Tuesday, March 1, 2016

Bisexual Health Awareness Month 2016

March is Bisexual Health Awareness Month, and to contribute, I wanted to write a post regarding one of the aspects of bisexuality that needs more visibility.

Here's an infographic from Glaad.org from a couple of years back:

All of it is important, but for this post, I'm going to be focusing on the violet circle on the bottom right of the graphic: Only considering a person either gay or straight, depending on the sex of the person's partner

I've been married to a man for the past eight years. For many, that would mean that I'm straight. But in reality, that shouldn't erase the fact that I have been in love with and/or had crushes on a number of women in my life. It also shouldn't assume that I'll never be attracted to people of other genders, be they women, intersex, or trans, during my marriage. All it means is that I chose someone who happens to be male to marry and be my partner in life.

I think in general, it's hard for people to understand gray areas, even though they absolutely do exist. We like to label things black or white, right or wrong, gay or straight. But married bisexuals do exist.

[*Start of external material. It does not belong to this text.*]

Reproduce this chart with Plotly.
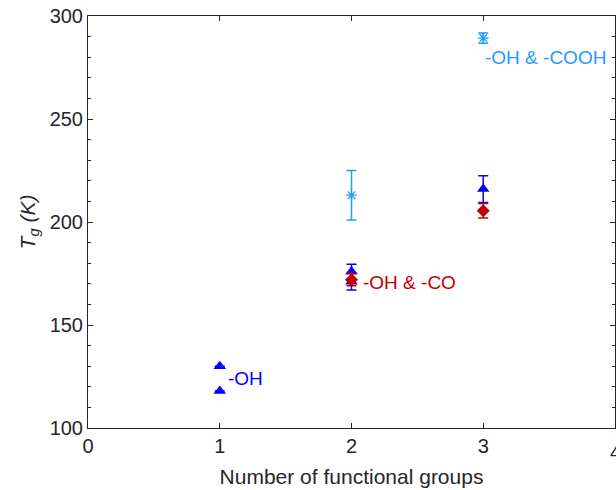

Bisexuals who are in a monogamous relationship do exist (but the bisexual stereotype of not being monogamous is for another post! ;) )

Basically, being married to one gender does not exclude us from being attracted to other genders, no more than being married excludes straight or gay people from being attracted to others in their preferential gender category or categories.

It's sad to me that bisexuals have so many health problems that seem to stem from stress because they are not accepted or understood as they are. But talking about these issues and bringing them into public awareness is the place we need to start!